A third Trump justice is certain to tip the court rightward, likely to revisit landmark decisions on abortion, health care, gun rights and other issues. A liberal icon, Ginsburg would be replaced by a justice more in line with Trump’s earlier nominees, Neil Gorsuch and Brett Kavanaugh. Even without fresh polling this week, almost all Republicans backed McConnell’s push for a quick vote.

“It’s a really exciting time,” said Carrie Severino, president of the conservative advocacy group Judicial Crisis Network. “This is a new era.”

The top contender for Trump’s nomination is Amy Coney Barrett, a judge of the 7th U.S. Circuit Court of Appeals in the Midwest. The president had suggested he might meet today with Judge Barbara Lagoa in battleground Florida, but on Wednesday he said they didn’t have a meeting planned.

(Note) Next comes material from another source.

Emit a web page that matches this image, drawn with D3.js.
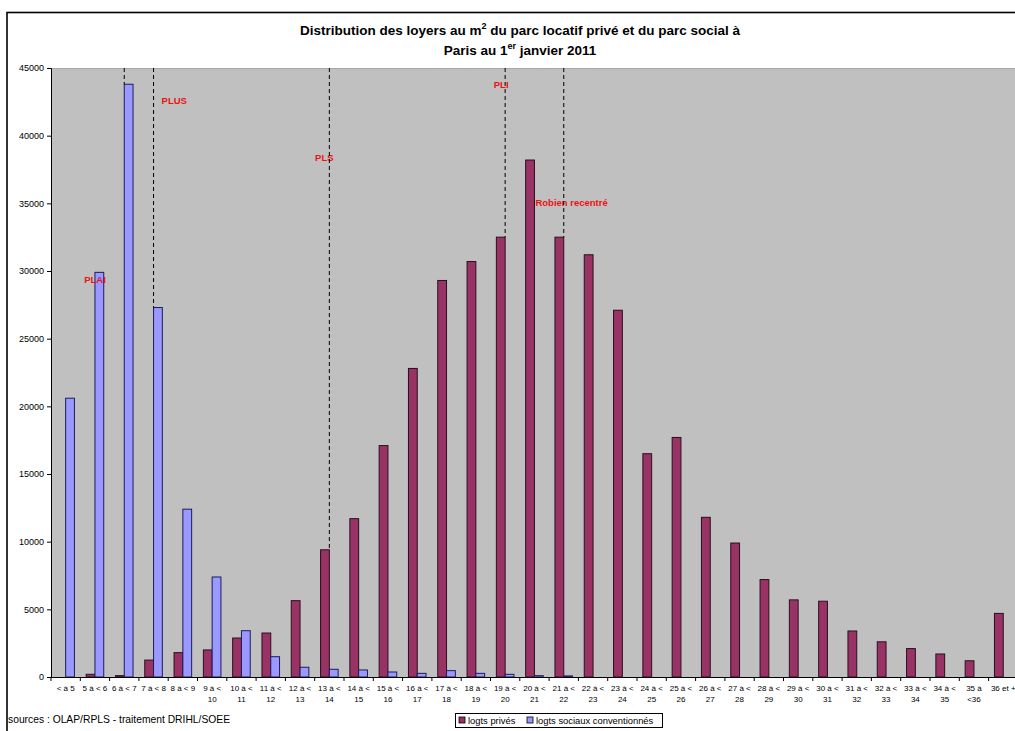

As early presidential voting is underway in several states, only two Republican senators, Lisa Murkowski of Alaska and Susan Collins of Maine, have objected to the speedy timetable.

There’s little the Democrats can do to block it. The Senate is controlled by Republicans, 53-47, with a simple majority needed for confirmation. Under Senate rules, Vice President Mike Pence can break a tie.